→ **EXERCISE GOAL**: Reproduce the complete listing without any deviation.

===

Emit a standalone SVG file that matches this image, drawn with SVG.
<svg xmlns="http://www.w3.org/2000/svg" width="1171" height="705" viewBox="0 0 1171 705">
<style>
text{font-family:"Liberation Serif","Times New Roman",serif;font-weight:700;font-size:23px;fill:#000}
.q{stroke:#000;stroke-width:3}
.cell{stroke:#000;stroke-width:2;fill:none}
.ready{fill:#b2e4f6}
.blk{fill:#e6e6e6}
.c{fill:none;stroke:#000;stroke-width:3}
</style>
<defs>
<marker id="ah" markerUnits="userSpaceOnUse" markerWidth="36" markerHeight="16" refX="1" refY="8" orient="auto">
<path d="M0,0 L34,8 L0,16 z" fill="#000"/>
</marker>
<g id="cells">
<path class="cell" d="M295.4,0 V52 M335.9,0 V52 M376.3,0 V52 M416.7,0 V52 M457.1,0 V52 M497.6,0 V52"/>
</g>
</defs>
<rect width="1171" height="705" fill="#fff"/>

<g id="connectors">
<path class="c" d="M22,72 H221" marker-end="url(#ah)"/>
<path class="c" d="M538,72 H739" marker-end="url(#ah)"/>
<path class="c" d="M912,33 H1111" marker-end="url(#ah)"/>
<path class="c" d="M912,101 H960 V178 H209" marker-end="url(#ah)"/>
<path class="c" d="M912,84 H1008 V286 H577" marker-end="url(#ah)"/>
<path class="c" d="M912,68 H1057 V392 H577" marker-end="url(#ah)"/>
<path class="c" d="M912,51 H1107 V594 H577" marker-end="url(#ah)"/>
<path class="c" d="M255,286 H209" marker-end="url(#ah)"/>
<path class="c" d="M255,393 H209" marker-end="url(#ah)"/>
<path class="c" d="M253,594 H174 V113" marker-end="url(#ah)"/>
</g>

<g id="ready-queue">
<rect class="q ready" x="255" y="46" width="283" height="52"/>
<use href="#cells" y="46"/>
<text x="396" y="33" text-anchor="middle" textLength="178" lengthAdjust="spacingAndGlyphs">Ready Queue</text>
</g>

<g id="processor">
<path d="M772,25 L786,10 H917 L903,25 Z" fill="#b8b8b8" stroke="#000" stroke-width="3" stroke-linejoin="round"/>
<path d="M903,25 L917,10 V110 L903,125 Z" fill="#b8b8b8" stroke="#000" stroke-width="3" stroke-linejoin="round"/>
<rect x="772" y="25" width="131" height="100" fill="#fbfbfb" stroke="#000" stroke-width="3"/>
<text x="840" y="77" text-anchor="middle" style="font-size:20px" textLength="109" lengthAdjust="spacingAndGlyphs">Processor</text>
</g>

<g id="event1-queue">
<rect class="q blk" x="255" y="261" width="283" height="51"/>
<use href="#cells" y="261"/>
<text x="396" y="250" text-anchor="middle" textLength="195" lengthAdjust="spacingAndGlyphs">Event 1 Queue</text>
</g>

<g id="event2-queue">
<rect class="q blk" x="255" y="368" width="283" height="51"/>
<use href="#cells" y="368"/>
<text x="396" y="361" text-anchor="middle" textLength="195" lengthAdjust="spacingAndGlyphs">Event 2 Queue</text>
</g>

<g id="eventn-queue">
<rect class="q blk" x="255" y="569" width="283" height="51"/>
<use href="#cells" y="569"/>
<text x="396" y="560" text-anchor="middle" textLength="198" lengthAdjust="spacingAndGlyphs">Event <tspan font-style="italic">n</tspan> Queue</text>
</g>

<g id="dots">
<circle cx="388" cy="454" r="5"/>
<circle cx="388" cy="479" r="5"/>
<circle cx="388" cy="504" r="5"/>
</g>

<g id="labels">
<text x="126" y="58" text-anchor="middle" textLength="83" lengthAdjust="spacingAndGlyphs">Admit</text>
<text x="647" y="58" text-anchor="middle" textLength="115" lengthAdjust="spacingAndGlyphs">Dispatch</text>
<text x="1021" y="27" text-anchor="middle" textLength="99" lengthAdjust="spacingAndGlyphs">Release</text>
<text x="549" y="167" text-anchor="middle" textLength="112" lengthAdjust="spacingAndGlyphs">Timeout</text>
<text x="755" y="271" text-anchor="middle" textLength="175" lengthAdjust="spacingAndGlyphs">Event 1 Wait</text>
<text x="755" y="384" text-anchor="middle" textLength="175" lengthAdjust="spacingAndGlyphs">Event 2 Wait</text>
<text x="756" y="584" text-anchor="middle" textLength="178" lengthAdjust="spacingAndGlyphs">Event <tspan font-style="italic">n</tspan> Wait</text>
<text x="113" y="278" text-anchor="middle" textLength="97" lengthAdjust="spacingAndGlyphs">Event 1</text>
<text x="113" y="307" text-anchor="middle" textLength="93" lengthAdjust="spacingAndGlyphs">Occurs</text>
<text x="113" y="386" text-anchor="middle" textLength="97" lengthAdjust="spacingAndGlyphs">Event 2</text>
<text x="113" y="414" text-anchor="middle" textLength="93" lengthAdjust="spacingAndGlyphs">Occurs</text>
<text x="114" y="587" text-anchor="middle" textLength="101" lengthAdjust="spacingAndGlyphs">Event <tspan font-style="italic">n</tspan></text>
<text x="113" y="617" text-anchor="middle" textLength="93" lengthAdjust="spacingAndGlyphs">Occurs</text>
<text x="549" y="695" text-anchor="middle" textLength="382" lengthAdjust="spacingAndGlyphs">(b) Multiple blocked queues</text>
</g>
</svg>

===

→ **THE RESULT**:
Emit a standalone SVG file that matches this image, drawn with SVG.
<svg xmlns="http://www.w3.org/2000/svg" width="1171" height="705" viewBox="0 0 1171 705">
<style>
text{font-family:"Liberation Serif","Times New Roman",serif;font-weight:700;font-size:23px;fill:#000}
.q{stroke:#000;stroke-width:3}
.cell{stroke:#000;stroke-width:2;fill:none}
.ready{fill:#b2e4f6}
.blk{fill:#e6e6e6}
.c{fill:none;stroke:#000;stroke-width:3}
</style>
<defs>
<marker id="ah" markerUnits="userSpaceOnUse" markerWidth="36" markerHeight="16" refX="1" refY="8" orient="auto">
<path d="M0,0 L34,8 L0,16 z" fill="#000"/>
</marker>
<g id="cells">
<path class="cell" d="M295.4,0 V52 M335.9,0 V52 M376.3,0 V52 M416.7,0 V52 M457.1,0 V52 M497.6,0 V52"/>
</g>
</defs>
<rect width="1171" height="705" fill="#fff"/>

<g id="connectors">
<path class="c" d="M22,72 H221" marker-end="url(#ah)"/>
<path class="c" d="M538,72 H739" marker-end="url(#ah)"/>
<path class="c" d="M912,33 H1111" marker-end="url(#ah)"/>
<path class="c" d="M912,101 H960 V178 H209" marker-end="url(#ah)"/>
<path class="c" d="M912,84 H1008 V286 H577" marker-end="url(#ah)"/>
<path class="c" d="M912,68 H1057 V392 H577" marker-end="url(#ah)"/>
<path class="c" d="M912,51 H1107 V594 H577" marker-end="url(#ah)"/>
<path class="c" d="M255,286 H209" marker-end="url(#ah)"/>
<path class="c" d="M255,393 H209" marker-end="url(#ah)"/>
<path class="c" d="M253,594 H174 V113" marker-end="url(#ah)"/>
</g>

<g id="ready-queue">
<rect class="q ready" x="255" y="46" width="283" height="52"/>
<use href="#cells" y="46"/>
<text x="396" y="33" text-anchor="middle" textLength="178" lengthAdjust="spacingAndGlyphs">Ready Queue</text>
</g>

<g id="processor">
<path d="M772,25 L786,10 H917 L903,25 Z" fill="#b8b8b8" stroke="#000" stroke-width="3" stroke-linejoin="round"/>
<path d="M903,25 L917,10 V110 L903,125 Z" fill="#b8b8b8" stroke="#000" stroke-width="3" stroke-linejoin="round"/>
<rect x="772" y="25" width="131" height="100" fill="#fbfbfb" stroke="#000" stroke-width="3"/>
<text x="840" y="77" text-anchor="middle" style="font-size:20px" textLength="109" lengthAdjust="spacingAndGlyphs">Processor</text>
</g>

<g id="event1-queue">
<rect class="q blk" x="255" y="261" width="283" height="51"/>
<use href="#cells" y="261"/>
<text x="396" y="250" text-anchor="middle" textLength="195" lengthAdjust="spacingAndGlyphs">Event 1 Queue</text>
</g>

<g id="event2-queue">
<rect class="q blk" x="255" y="368" width="283" height="51"/>
<use href="#cells" y="368"/>
<text x="396" y="361" text-anchor="middle" textLength="195" lengthAdjust="spacingAndGlyphs">Event 2 Queue</text>
</g>

<g id="eventn-queue">
<rect class="q blk" x="255" y="569" width="283" height="51"/>
<use href="#cells" y="569"/>
<text x="396" y="560" text-anchor="middle" textLength="198" lengthAdjust="spacingAndGlyphs">Event <tspan font-style="italic">n</tspan> Queue</text>
</g>

<g id="dots">
<circle cx="388" cy="454" r="5"/>
<circle cx="388" cy="479" r="5"/>
<circle cx="388" cy="504" r="5"/>
</g>

<g id="labels">
<text x="126" y="58" text-anchor="middle" textLength="83" lengthAdjust="spacingAndGlyphs">Admit</text>
<text x="647" y="58" text-anchor="middle" textLength="115" lengthAdjust="spacingAndGlyphs">Dispatch</text>
<text x="1021" y="27" text-anchor="middle" textLength="99" lengthAdjust="spacingAndGlyphs">Release</text>
<text x="549" y="167" text-anchor="middle" textLength="112" lengthAdjust="spacingAndGlyphs">Timeout</text>
<text x="755" y="271" text-anchor="middle" textLength="175" lengthAdjust="spacingAndGlyphs">Event 1 Wait</text>
<text x="755" y="384" text-anchor="middle" textLength="175" lengthAdjust="spacingAndGlyphs">Event 2 Wait</text>
<text x="756" y="584" text-anchor="middle" textLength="178" lengthAdjust="spacingAndGlyphs">Event <tspan font-style="italic">n</tspan> Wait</text>
<text x="113" y="278" text-anchor="middle" textLength="97" lengthAdjust="spacingAndGlyphs">Event 1</text>
<text x="113" y="307" text-anchor="middle" textLength="93" lengthAdjust="spacingAndGlyphs">Occurs</text>
<text x="113" y="386" text-anchor="middle" textLength="97" lengthAdjust="spacingAndGlyphs">Event 2</text>
<text x="113" y="414" text-anchor="middle" textLength="93" lengthAdjust="spacingAndGlyphs">Occurs</text>
<text x="114" y="587" text-anchor="middle" textLength="101" lengthAdjust="spacingAndGlyphs">Event <tspan font-style="italic">n</tspan></text>
<text x="113" y="617" text-anchor="middle" textLength="93" lengthAdjust="spacingAndGlyphs">Occurs</text>
<text x="549" y="695" text-anchor="middle" textLength="382" lengthAdjust="spacingAndGlyphs">(b) Multiple blocked queues</text>
</g>
</svg>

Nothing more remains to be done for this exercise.